SAQ, Loto-Québec, construction, Caisse de dépôt et PPP

Les adéquistes ont accepté de mettre fin au monopole de la Société des alcools du Québec pour la vente de vins et de spiritueux. On veut aussi proposer à des compétiteurs les activités de Loto-Québec à la condition toutefois que l'on n'augmente pas l'offre de jeu.

En matinée le chef Gérard Deltell avait ouvert la voie, les délégués se sont défoulés en adoptant une série de propositions pour mettre au pas les syndicats.

En revanche on a joué de prudence et mis de côté une résolution proposant de brasser les cartes dans la construction en réduisant le nombre de métiers protégés par des cartes de compétence.

«Il y a 26 corps de métiers, on en fait disparaître 20, c'est beaucoup de monde... c'est autant de personnes qui vont se révolter. C'est une des mesures les plus explosives dont on a parlé aujourd'hui. Je veux qu'on soit réaliste. S'il arrive quelque chose de malheureux avec les 20 syndicats qui vont disparaître il peut y avoir des explosions assez graves, Napoléon disait qu'il faut choisir ses batailles», a prévenu Jean Allaire.

Les adéquistes ont aussi tabletté une proposition qui aurait retiré à la Caisse de dépôt et placement du Québec une proportion importante des retraites du secteur public. On s'est rabattu sur un changement de gestion à la Commission d'administration des régimes de retraite (CARRA).

Ancien lieutenant de Mario Dumont, Me Jean Nobert s'était vu confier la manette de frein cette fois. «On est généralement plutôt frileux à déposer des propositions. On est dans l'action et on veut avancer. Mais dans ce cas-ci avant d'amputer la Caisse de dépôt de sa plus grande partie de fonds, il faut y penser» a-t-il dit.

Les adéquistes ont aussi envoyé au frigo une proposition qui devait à l'origine envoyer tous les contrats importants d'infrastructure en partenariat public-privé. On avait d'abord décidé d'un amendement pour dire qu'on l'utiliserait si nécessaire, pour se rendre compte que c'était de toute façon déjà le cas».
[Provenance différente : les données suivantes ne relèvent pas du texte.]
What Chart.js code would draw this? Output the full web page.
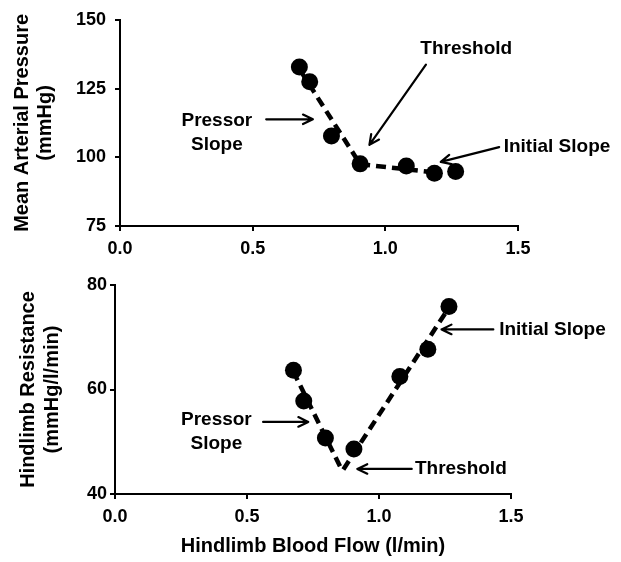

Cette fois, un autre vétéran Patrick Robitaille, l'ancien directeur du parti, s'est rendu au micro pour faire tabletter la proposition.

«Beaucoup de gens au Québec ne sont pas ouverts aux PPP» de soutenir Patrick Cosette militant de Beauce-Nord.

Les syndicats au pas

Comme l'avait indiqué leur chef en matinée, les militants ont voté en faveur de propositions exigeant que les syndicats fassent preuve de plus de transparence. Les activités politiques des centrales ne devraient pas être défrayées à même les cotisations normales. Les résolutions forçant le dépôt des états financiers des cantals, l'obligation d'un vote secret avant l'accréditation et même la fin du monopole de l'UPA ont été adoptées rapidement, souvent sans débat.

Un militant, Mario Cotton, n'a pas caché sa surprise. «On a dit moins d'État pour mieux gérer, et on veut gérer dans les syndicats!».

«En 2003, on a commencé comme ça, adopté des affaires comme ça et le monde syndical s'est levé. Et on s'est fait planter. Si on veut arriver au pouvoir, il faut aussi être stratégique. On avait un bobo qui avait guéri depuis 2003 et on est en train de gratter la galle» a-t-il lancé.

«Les centrales syndicales nous sont opposées, elles le seront toujours, ce n'set pas le cas des syndiqués qui en grande part vont soutenir l'ADQ», a lancé Jean François Rheault, d'Arthabaska.